Records to use —
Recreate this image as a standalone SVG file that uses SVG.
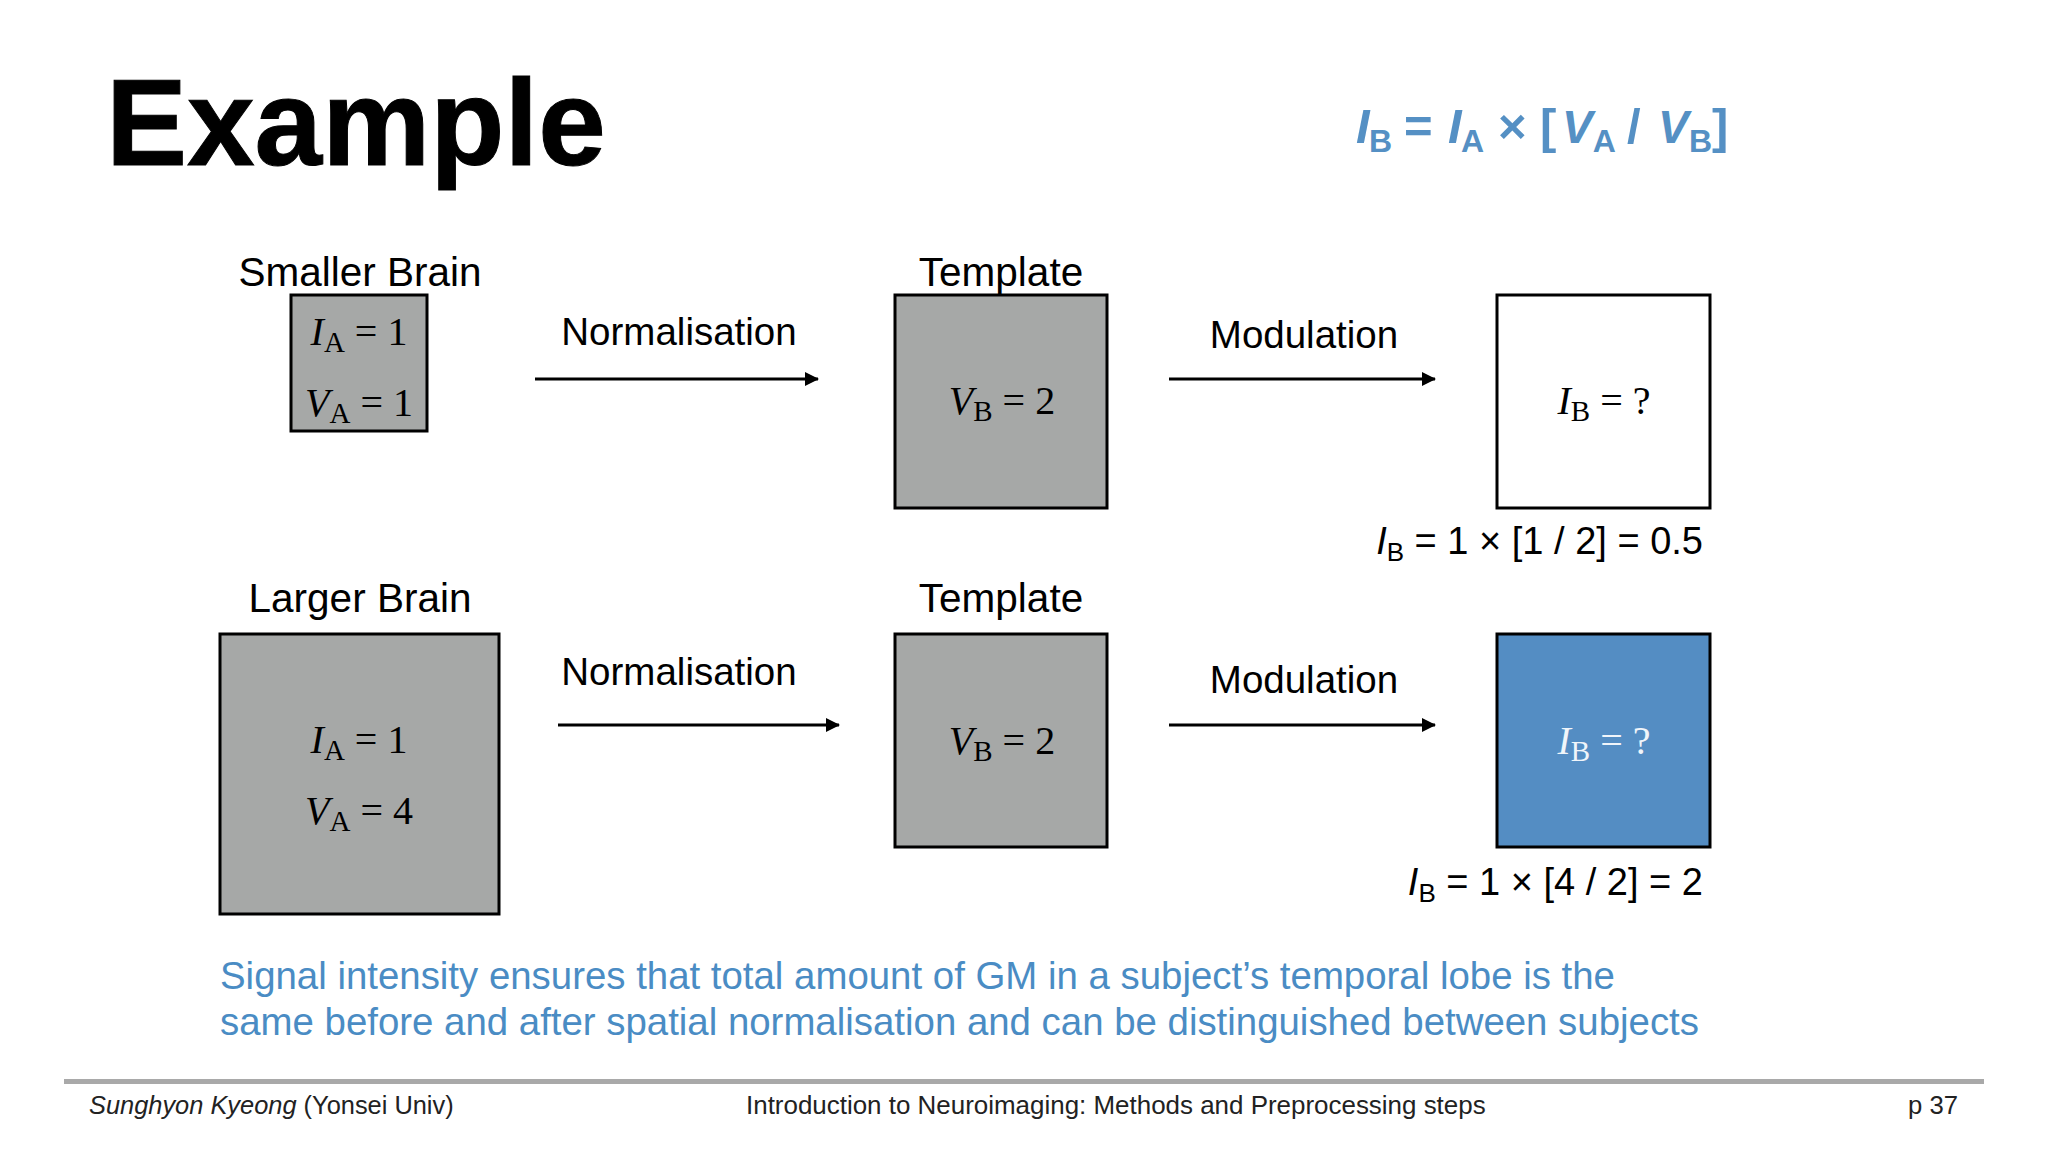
<svg xmlns="http://www.w3.org/2000/svg" width="2048" height="1152" viewBox="0 0 2048 1152">
<style>
text{font-family:"Liberation Sans",Arial,sans-serif;fill:#000}
.lab{font-size:40.5px;text-anchor:middle}
.lab2{font-size:38.5px;text-anchor:middle}
.m{font-family:"Liberation Serif","DejaVu Serif",serif;font-size:40px;text-anchor:middle}
.m .i{font-style:italic}
.s{font-size:29px}
.box{stroke:#000;stroke-width:3}
.g{fill:#a6a8a7}
.f{font-size:38px;text-anchor:end}
.b{font-size:38.4px;fill:#4a8cc4}
.foot{font-size:25.7px;fill:#222}
.c{stroke:#000;stroke-width:3;fill:none;marker-end:url(#a)}
.fm{font-size:49px;font-weight:700;fill:#5590c4}
.fm .sb{font-size:32px}
.fm .v{font-size:46px;font-style:italic}
</style>
<defs><marker id="a" markerUnits="userSpaceOnUse" markerWidth="14" markerHeight="16" refX="13" refY="8" orient="auto"><path d="M0 1L14 8L0 15Z" fill="#000"/></marker></defs>
<rect width="2048" height="1152" fill="#fff"/>
<text x="106" y="165" font-size="121.5" font-weight="700" stroke="#000" stroke-width="1">Example</text>
<text id="formula" class="fm" y="143"><tspan x="1356" font-style="italic">I</tspan><tspan class="sb" x="1369" y="152">B</tspan><tspan x="1404" y="143">=</tspan><tspan x="1448" font-style="italic">I</tspan><tspan class="sb" x="1461" y="152">A</tspan><tspan x="1498" y="143">×</tspan><tspan x="1540">[</tspan><tspan class="v" x="1562">V</tspan><tspan class="sb" x="1592.7" y="152">A</tspan><tspan x="1627" y="143">/</tspan><tspan class="v" x="1658">V</tspan><tspan class="sb" x="1689" y="152">B</tspan><tspan x="1712" y="143">]</tspan></text>
<g id="connectors">
<path class="c" d="M535 379H818"/><path class="c" d="M1169 379H1435"/>
<path class="c" d="M558 725H839"/><path class="c" d="M1169 725H1435"/>
</g>
<g id="n-smaller">
<text class="lab" x="360" y="286">Smaller Brain</text>
<rect class="box g" x="291" y="295" width="136" height="136"/>
<text class="m" x="359" y="345"><tspan class="i">I</tspan><tspan class="s" dy="7">A</tspan><tspan dy="-7"> = 1</tspan></text>
<text class="m" x="359" y="416"><tspan class="i">V</tspan><tspan class="s" dy="7">A</tspan><tspan dy="-7"> = 1</tspan></text>
</g>
<g id="n-template1">
<text class="lab" x="1001" y="286">Template</text>
<rect class="box g" x="895" y="295" width="212" height="213"/>
<text class="m" x="1002" y="414"><tspan class="i">V</tspan><tspan class="s" dy="7">B</tspan><tspan dy="-7"> = 2</tspan></text>
</g>
<g id="n-result1">
<rect class="box" fill="#fff" x="1497" y="295" width="213" height="213"/>
<text class="m" x="1604" y="414"><tspan class="i">I</tspan><tspan class="s" dy="7">B</tspan><tspan dy="-7"> = ?</tspan></text>
</g>
<text class="f" x="1703" y="554"><tspan font-style="italic">I</tspan><tspan font-size="26" dy="7">B</tspan><tspan dy="-7"> = 1 × [1 / 2] = 0.5</tspan></text>
<text class="lab2" x="679" y="345">Normalisation</text>
<text class="lab2" x="1304" y="348">Modulation</text>
<g id="n-larger">
<text class="lab" x="360" y="612">Larger Brain</text>
<rect class="box g" x="220" y="634" width="279" height="280"/>
<text class="m" x="359" y="753"><tspan class="i">I</tspan><tspan class="s" dy="7">A</tspan><tspan dy="-7"> = 1</tspan></text>
<text class="m" x="359" y="824"><tspan class="i">V</tspan><tspan class="s" dy="7">A</tspan><tspan dy="-7"> = 4</tspan></text>
</g>
<g id="n-template2">
<text class="lab" x="1001" y="612">Template</text>
<rect class="box g" x="895" y="634" width="212" height="213"/>
<text class="m" x="1002" y="754"><tspan class="i">V</tspan><tspan class="s" dy="7">B</tspan><tspan dy="-7"> = 2</tspan></text>
</g>
<g id="n-result2">
<rect class="box" fill="#548dc3" x="1497" y="634" width="213" height="213"/>
<text class="m" x="1604" y="754" style="fill:#f0f5fa"><tspan class="i">I</tspan><tspan class="s" dy="7">B</tspan><tspan dy="-7"> = ?</tspan></text>
</g>
<text class="f" x="1703" y="895"><tspan font-style="italic">I</tspan><tspan font-size="26" dy="7">B</tspan><tspan dy="-7"> = 1 × [4 / 2] = 2</tspan></text>
<text class="lab2" x="679" y="685">Normalisation</text>
<text class="lab2" x="1304" y="693">Modulation</text>
<text class="b" x="220" y="989">Signal intensity ensures that total amount of GM in a subject’s temporal lobe is the</text>
<text class="b" x="220" y="1035">same before and after spatial normalisation and can be distinguished between subjects</text>
<rect x="64" y="1079" width="1920" height="5" fill="#a9a9a9"/>
<text class="foot" x="89" y="1114" style="font-size:25.4px"><tspan font-style="italic">Sunghyon Kyeong</tspan> (Yonsei Univ)</text>
<text class="foot" x="746" y="1114" style="font-size:25.95px">Introduction to Neuroimaging: Methods and Preprocessing steps</text>
<text class="foot" x="1958" y="1114" text-anchor="end">p 37</text>
</svg>
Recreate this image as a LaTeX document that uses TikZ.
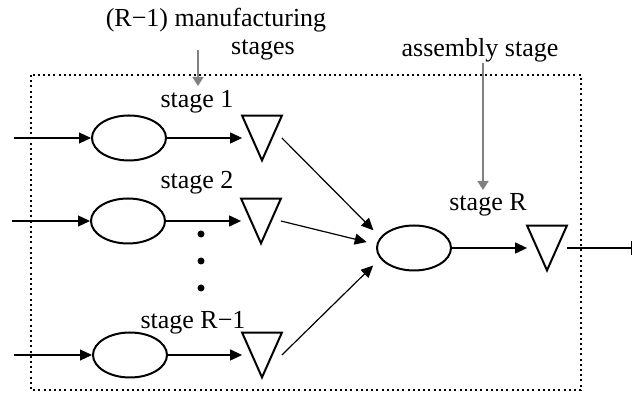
\documentclass[tikz,border=0pt]{standalone}
\usepackage{fontspec}
\setmainfont{Liberation Serif}
\usetikzlibrary{arrows.meta,shapes.geometric}

\begin{document}
\begin{tikzpicture}[x=0.5pt,y=-0.5pt,
  font=\fontsize{13}{15}\selectfont,
  proc/.style={draw,ellipse,line width=1pt,minimum width=37pt,minimum height=22.5pt,inner sep=0pt},
  buf/.style={minimum width=19.5pt,minimum height=22pt,inner sep=0pt},
  flow/.style={-{Triangle[length=6pt,width=5.5pt]},line width=0.6pt},
  note/.style={draw=gray,line width=0.7pt,-{Triangle[length=4.5pt,width=5.5pt]},gray},
  dotmark/.style={circle,fill,inner sep=0pt,minimum size=3.5pt}]
  \useasboundingbox (0,0) rectangle (633,394);
  % frame
  \draw[line width=1pt,dash pattern=on 1pt off 1.6pt] (31,75) rectangle (581,390);
  % manufacturing stages
  \node[proc] (s1) at (129,138) {};
  \node[proc] (s2) at (128,221) {};
  \node[proc] (s3) at (130,355) {};
  \node[buf] (b1) at (262,138) {};
  \node[buf] (b2) at (261,221) {};
  \node[buf] (b3) at (262,355) {};
  \coordinate (in1) at (14,138);
  \coordinate (in2) at (12,221);
  \coordinate (in3) at (14,355);
  \node (l1) at (197,102) {stage 1};
  \node (l2) at (197,183) {stage 2};
  \node (l3) at (193,323) {stage R−1};
  \foreach \i in {1,2,3}
    \node[dotmark] (d\i) at (201,207+27*\i) {};
  % assembly stage
  \node[proc] (sa) at (414,248) {};
  \node[buf] (ba) at (547,248) {};
  \coordinate (hub) at (391,248);
  \coordinate (out) at (632,248);
  \node (la) at (488,205) {stage R};
  % triangles
  \foreach \b in {b1,b2,b3,ba}
    \draw[line width=1pt,line join=miter] (\b.north west) -- (\b.north east) -- (\b.south) -- cycle;
  % flows
  \foreach \i in {1,2,3} {
    \draw[flow] (in\i) -- (s\i);
    \draw[flow] (s\i) -- (b\i.west);
    \draw[flow,shorten >=12.5pt] (b\i.east) -- (hub);
  }
  \draw[flow] (sa) -- (ba.west);
  \draw[line width=0.6pt,-{Bar[width=7pt]}] (ba.east) -- (out);
  % annotations
  \node (m1) at (216,20) {(R−1) manufacturing};
  \node (m2) at (263,50) {stages};
  \node (asm) at (480,50) {assembly stage};
  \coordinate (p1) at (198,50);
  \coordinate (p2) at (198,86);
  \coordinate (q1) at (483,63);
  \coordinate (q2) at (483,190);
  \draw[note] (p1) -- (p2);
  \draw[note] (q1) -- (q2);
\end{tikzpicture}
\end{document}
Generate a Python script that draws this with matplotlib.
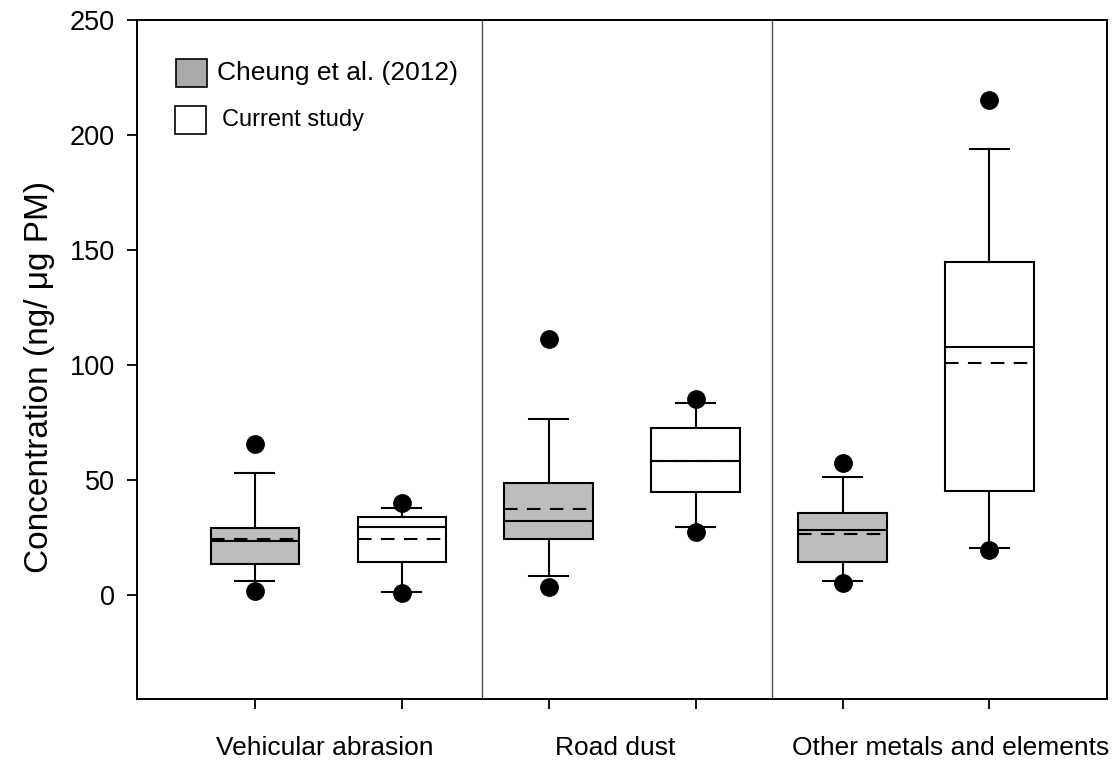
import numpy as np
import matplotlib.pyplot as plt
from matplotlib.patches import Rectangle

plt.rcParams['font.family'] = ['Liberation Sans', 'DejaVu Sans']

# box statistics, order: vehicular (Cheung, current), road dust (...), other metals (...)
studies = ['Cheung et al. (2012)', 'Current study', 'Cheung et al. (2012)', 'Current study',
           'Cheung et al. (2012)', 'Current study']
q1 = [13.6, 14.6, 24.5, 44.8, 14.6, 45.5]
med = [23.6, 29.7, 32.2, 58.3, 28.3, 108.0]
q3 = [29.4, 34.1, 49.0, 72.6, 35.7, 144.9]
mean = [24.3, 24.5, 37.4, 58.3, 26.8, 101.0]
whislo = [6.4, 1.6, 8.4, 29.9, 6.2, 20.7]
whishi = [53.3, 38.0, 76.5, 83.8, 51.3, 193.9]
fliers = [[65.6, 1.9], [40.1, 1.2], [111.2, 3.5], [85.5, 27.5], [57.5, 5.5], [215.2, 19.9]]
groups = ['Vehicular abrasion', 'Road dust', 'Other metals and elements']
yticks = [0, 50, 100, 150, 200, 250]

gray = '#bdbdbd'
pos = np.arange(1, 7)

fig = plt.figure(figsize=(11.16, 7.61), dpi=100)
ax = fig.add_axes([0.1228, 0.0815, 0.992 - 0.1228, 0.9737 - 0.0815])

stats = []
for i in range(6):
    stats.append({'q1': q1[i], 'med': med[i], 'q3': q3[i], 'mean': mean[i],
                  'whislo': whislo[i], 'whishi': whishi[i], 'fliers': fliers[i],
                  'label': studies[i]})

bp = ax.bxp(stats, positions=pos, widths=0.6, capwidths=0.27, patch_artist=True,
            showmeans=True, meanline=True,
            boxprops=dict(linewidth=1.5, edgecolor='black'),
            medianprops=dict(color='black', linewidth=1.5),
            meanprops=dict(color='black', linewidth=1.5, linestyle=(0, (6.5, 4.5))),
            whiskerprops=dict(linewidth=1.5, color='black'),
            capprops=dict(linewidth=1.5, color='black'),
            flierprops=dict(marker='o', markerfacecolor='black', markeredgecolor='black',
                            markersize=12.5))
for i, box in enumerate(bp['boxes']):
    box.set_facecolor(gray if i % 2 == 0 else 'white')
for ln in bp['fliers']:
    ln.set_zorder(5)

# group separators
for xs in [2.55, 4.52]:
    ax.axvline(xs, color='#505050', linewidth=1.0)

ax.set_xlim(0.2, 6.8)
ax.set_ylim(-45, 250)
ax.set_yticks(yticks)
ax.set_xticks(pos)
ax.set_xticklabels([])
ax.tick_params(axis='both', direction='out', length=7, width=1.3, labelsize=19.5)
ax.tick_params(axis='y', pad=9)
for s in ax.spines.values():
    s.set_linewidth(1.4)

ax.set_ylabel('Concentration (ng/ μg PM)', fontsize=24, labelpad=10.5)
ax.yaxis.label.set_y(0.474)

# group names under the axis
for gx, name in zip([1.478, 3.453, 5.736], groups):
    ax.text(gx, -0.083, name, transform=ax.get_xaxis_transform(), ha='center',
            va='baseline', fontsize=19)

# legend drawn by hand
ax.add_patch(Rectangle((0.0397, 0.9425), 0.032, -0.0415, transform=ax.transAxes,
                       facecolor='#aaaaaa', edgecolor='black', linewidth=1.2))
ax.add_patch(Rectangle((0.0392, 0.8733), 0.032, -0.0415, transform=ax.transAxes,
                       facecolor='white', edgecolor='black', linewidth=1.2))
ax.text(0.0825, 0.922, studies[0], transform=ax.transAxes, va='center', fontsize=19)
ax.text(0.0877, 0.853, studies[1], transform=ax.transAxes, va='center', fontsize=17)

fig.savefig('out.png', dpi=100)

What is being asked — Report all lines of the data above that include the string "image".

Answer to the exercise —
Recreate this image as a standalone SVG file that uses SVG.
Recreate this image as a LaTeX document that uses TikZ.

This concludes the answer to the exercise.